Right. So they’re like, oh, there’s another way that we can reduce great if you want to support them, go for it. Um, but I think in the bathroom, a lot of people, uh, overlook those plastic recyclables that, um, get my husband and I would just, we just do a, um, an extra. Right by next to the trash, can you can, you can do that or you can, uh, just make sure to put it to the side and bring it to your, your blue bin when you’re done.

But I think that’s one part of the home that gets overlooked, um,

[00:39:07] Jess: is to recycle the plastic within their bathrooms. So the bathroom, right?

[00:39:11] Stacy: So shampoo and conditioner containers. Bodywash. Uh, you know, those, those kinds of things. Um, a story

[00:39:18] Mason: I found kind of funny, Jessica brought home these, um, it looked like compostable shampoo and conditioner bottles.

And I was like, I wonder how this is going to work out after about four showers, they were just falling apart, but then there was a plastic bladder inside there as well. I’m just not understanding this.

[00:39:38] Jess: I mean, the plastic bladder was much, much thinner than traditional shampoo bottles. And so that even broke in some areas, like there was a little crack in it that the shampoo or conditioner would come out of.

But yeah, having that paper in the bathroom or in the shower, But now that it wasn’t a good idea, but it just

[00:39:56] Mason: deteriorated. Everyone knows a zero waste shampoo and conditioner solution. Put it in the comments. That’s I

[00:40:05] Jess: mean, there’s low waste companies for sure. Like humankind where there’s no plastic and no waste for it, or bars of soap

[00:40:11] Mason: versus containers.

And it didn’t quite work

[00:40:15] Jess: out. I mean, I haven’t, there are a ton of shampoo bars out there. I have not tried them all by any means, but the few. I haven’t enjoyed them. Um, but there’s tens of solutions and I just haven’t tried them all to find a great one

[00:40:29] Stacy: or just joined the No-Poo movement. Whenever people are just not washing their hair.

And they’re like,

[00:40:38] Jess: the best way to be zero

[00:40:40] Mason: waste, different direction.

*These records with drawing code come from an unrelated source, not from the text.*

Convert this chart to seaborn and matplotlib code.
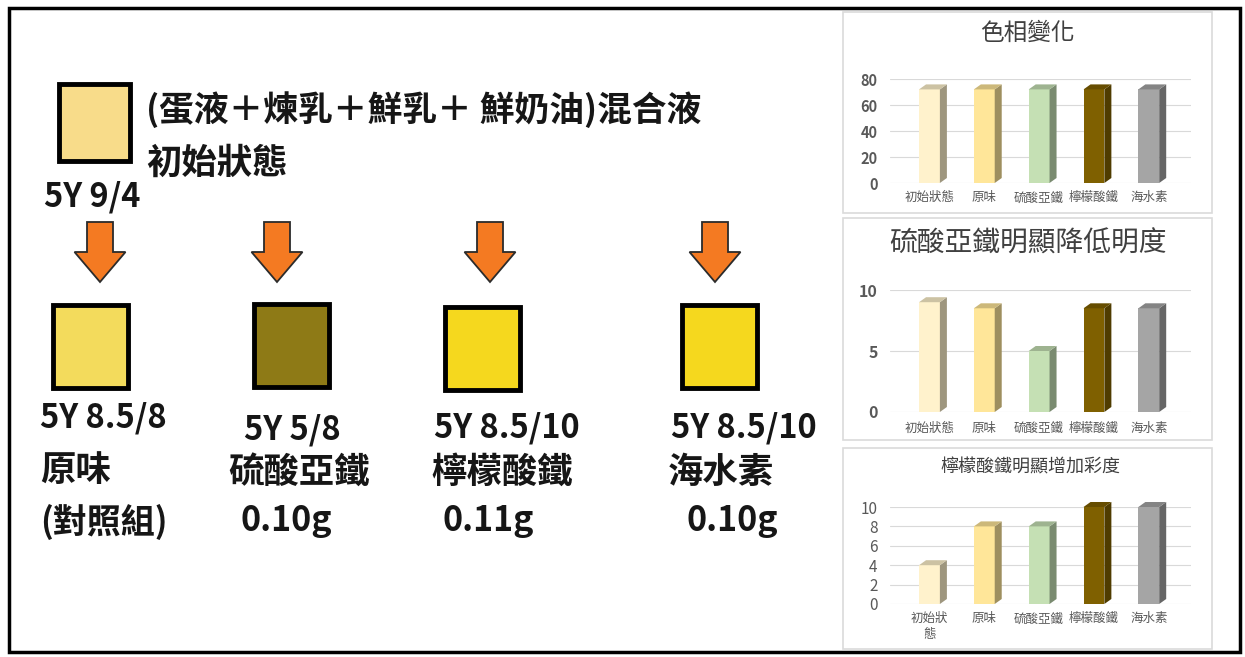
import numpy as np
import matplotlib
matplotlib.use("Agg")
import matplotlib.pyplot as plt
import seaborn as sns
from matplotlib.patches import Rectangle, Polygon, FancyArrow
from matplotlib.colors import to_rgb

# ---- data ----
categories = ["初始狀態", "原味", "硫酸亞鐵", "檸檬酸鐵", "海水素"]
hue_vals = [72, 72, 72, 72, 72]
value_vals = [9, 8.5, 5, 8.5, 8.5]
chroma_vals = [4, 8, 8, 10, 10]
chart_titles = ["色相變化", "硫酸亞鐵明顯降低明度", "檸檬酸鐵明顯增加彩度"]

mix_title = "(蛋液＋煉乳＋鮮乳＋ 鮮奶油)混合液"
init_label = "初始狀態"
init_code = "5Y 9/4"
sample_codes = ["5Y 8.5/8", "5Y 5/8", "5Y 8.5/10", "5Y 8.5/10"]
sample_names = ["原味", "硫酸亞鐵", "檸檬酸鐵", "海水素"]
sample_amounts = ["(對照組)", "0.10g", "0.11g", "0.10g"]

bar_colors = ["#FFF2CC", "#FFE699", "#C5E0B4", "#7F6000", "#A5A5A5"]
init_swatch = "#F8DC8A"
swatch_colors = ["#F3DB5C", "#8E7A16", "#F5D81E", "#F5D81E"]

W, H = 1245, 657
sns.set_style("white")
plt.rcParams['font.family'] = ['Noto Sans CJK TC', 'DejaVu Sans']

fig = plt.figure(figsize=(W / 100, H / 100), dpi=100)
fig.patch.set_facecolor("white")

# full-figure canvas in pixel coords (y down)
cv = fig.add_axes([0, 0, 1, 1])
cv.set_xlim(0, W)
cv.set_ylim(H, 0)
cv.axis("off")

# outer frame
cv.add_patch(Rectangle((9, 8), 1231, 644, fill=False, ec="black", lw=2.5))

txt = dict(fontsize=23.5, fontweight="bold", color="#161616", va="center", ha="left")
cjk = dict(txt, fontsize=25.5)

# initial swatch + text
cv.add_patch(Rectangle((59, 84), 71, 77, fc=init_swatch, ec="black", lw=3.5))
cv.text(146, 110, mix_title, **dict(txt, fontsize=25))
cv.text(146, 163, init_label, **cjk)
cv.text(44, 197, init_code, **txt)

arrow_x = [100, 277, 490, 715]
sw_x = [53, 254, 445, 682]
sw_y = [305, 304, 307, 305]
code_pos = [(40, 418), (244, 430), (434, 428), (671, 428)]
name_pos = [(40, 471), (228, 472), (431, 472), (668, 472)]
amt_pos = [(40, 522), (240, 521), (443, 521), (686, 521)]

for i in range(4):
    cv.add_patch(FancyArrow(arrow_x[i], 222, 0, 60, width=26, head_width=51,
                            head_length=30, length_includes_head=True,
                            fc="#F47A22", ec="#2B2B2B", lw=1.3))
    cv.add_patch(Rectangle((sw_x[i], sw_y[i]), 75, 83, fc=swatch_colors[i],
                           ec="black", lw=3.5))
    cv.text(*code_pos[i], sample_codes[i], **txt)
    cv.text(*name_pos[i], sample_names[i], **cjk)
    cv.text(*amt_pos[i], sample_amounts[i], **dict(txt, fontsize=24.5))

# chart panels
panels = [(843, 12, 1212, 213), (843, 218, 1212, 440), (843, 448, 1212, 649)]
for x0, y0, x1, y1 in panels:
    cv.add_patch(Rectangle((x0, y0), x1 - x0, y1 - y0, fill=False,
                           ec="#DADADA", lw=1.2))


def px_axes(left, top, right, bottom):
    return fig.add_axes([left / W, (H - bottom) / H, (right - left) / W, (bottom - top) / H])


def darker(c, f=0.62):
    r, g, b = to_rgb(c)
    return (r * f, g * f, b * f)


def bar3d(ax, vals, ylim, ticks, ax_px, tick_kw, labels, lab_pad):
    sns.barplot(x=categories, y=vals, hue=categories, palette=bar_colors,
                legend=False, width=0.38, saturation=1, ax=ax, zorder=3)
    ax.set_xlim(-0.72, 4.77)
    ax.set_ylim(*ylim)
    ax.set_yticks(ticks)
    ax.set_xticks(range(len(categories)))
    ax.set_xticklabels(labels, fontsize=9, color="#595959", linespacing=1.3)
    ax.tick_params(axis="x", length=0, pad=lab_pad)
    ax.tick_params(axis="y", length=0, pad=9)
    for t in ax.get_yticklabels():
        t.set(**tick_kw)
    ax.set_xlabel("")
    ax.set_ylabel("")
    ax.yaxis.grid(True, color="#D9D9D9", lw=0.8)
    ax.set_axisbelow(True)
    sns.despine(ax=ax, left=True, bottom=True)
    wpx, hpx = ax_px
    dx = 7 * (4.77 + 0.72) / wpx
    dy = 5 * (ylim[1] - ylim[0]) / hpx
    for p, c in zip(ax.patches, bar_colors):
        x, w, h = p.get_x(), p.get_width(), p.get_height()
        p.set_edgecolor("none")
        ax.add_patch(Polygon([(x + w, 0), (x + w + dx, dy), (x + w + dx, h + dy), (x + w, h)],
                             fc=darker(c), ec="none", zorder=3, clip_on=False))
        ax.add_patch(Polygon([(x, h), (x + dx, h + dy), (x + w + dx, h + dy), (x + w, h)],
                             fc=darker(c, 0.8), ec="none", zorder=3, clip_on=False))


bold_tick = dict(fontsize=10.5, fontweight="bold", color="#595959")
plain_tick = dict(fontsize=11, color="#595959")
wrapped = ["初始狀\n態"] + categories[1:]

ax1 = px_axes(890, 79, 1191, 183)
bar3d(ax1, hue_vals, (0, 80), [0, 20, 40, 60, 80], (301, 104), bold_tick, categories, 6)
ax2 = px_axes(890, 290, 1191, 412)
bar3d(ax2, value_vals, (0, 10), [0, 5, 10], (301, 122), dict(bold_tick, fontsize=11.5), categories, 7)
ax3 = px_axes(890, 507, 1191, 604)
bar3d(ax3, chroma_vals, (0, 10), [0, 2, 4, 6, 8, 10], (301, 97), plain_tick, wrapped, 6)

title_pos = [(1027, 33, 17), (1028, 244, 20), (1030, 468, 13)]
for (x, y, fs), t in zip(title_pos, chart_titles):
    fig.text(x / W, 1 - y / H, t, ha="center", va="center", fontsize=fs, color="#404040")

fig.savefig("out.png", dpi=100, facecolor="white")
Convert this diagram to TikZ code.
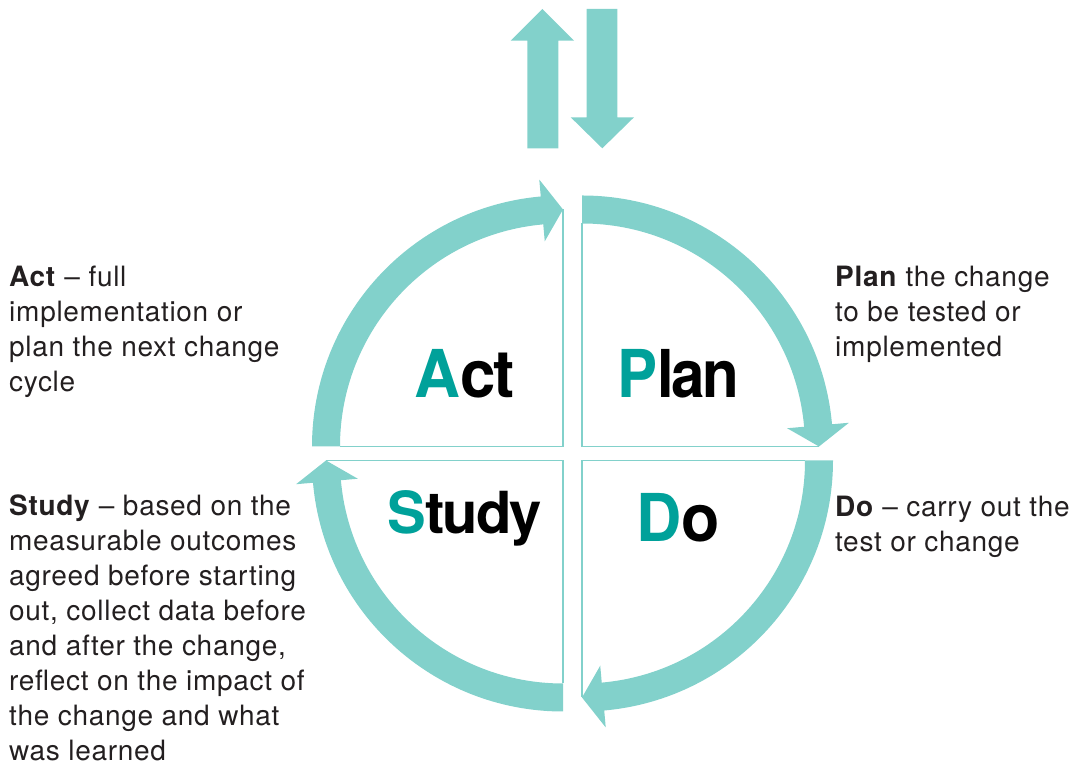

I’m like, that’s not possible.

[00:40:46] Stacy: You haven’t been reading the beauty magazine,

[00:40:49] Mason: apparently not.

[00:40:51] Stacy: It’s a whole movement,

[00:40:54] Mason: so that’s a great tip in the bathroom. Just kind of take stock of where the items are going from there. And then. And I

[00:41:03] Stacy: would say also the city of Austin, I believe still has a $75 rebate program for composters for single family homes.

Oh, cool. Yeah. And, uh, I believe even then maybe schools might be able to apply for that like elementary, middle school, high school, but yeah, it allows you to go and purchase a compost. And then you keep the receipt and you submit that for reimbursement and the city, uh, helps you pay for that. Very cool.

That’s very cool. So definitely check that first. Uh, my information might be a little bit old, but I know, you know, two or three years ago, that’s exactly what was happening and people were really taking advantage.

[00:41:39] Mason: Well, I’m sure we could talk with you forever.

[00:41:42] Jess: We may

[00:41:45] Mason: have you back on soon. Um, but it has been wonderful to get these tips from you on reducing waste both in the house and in your business and how to affect change in a company.

And so, thanks so much for being on the show. And this has been another, mostly green life podcast.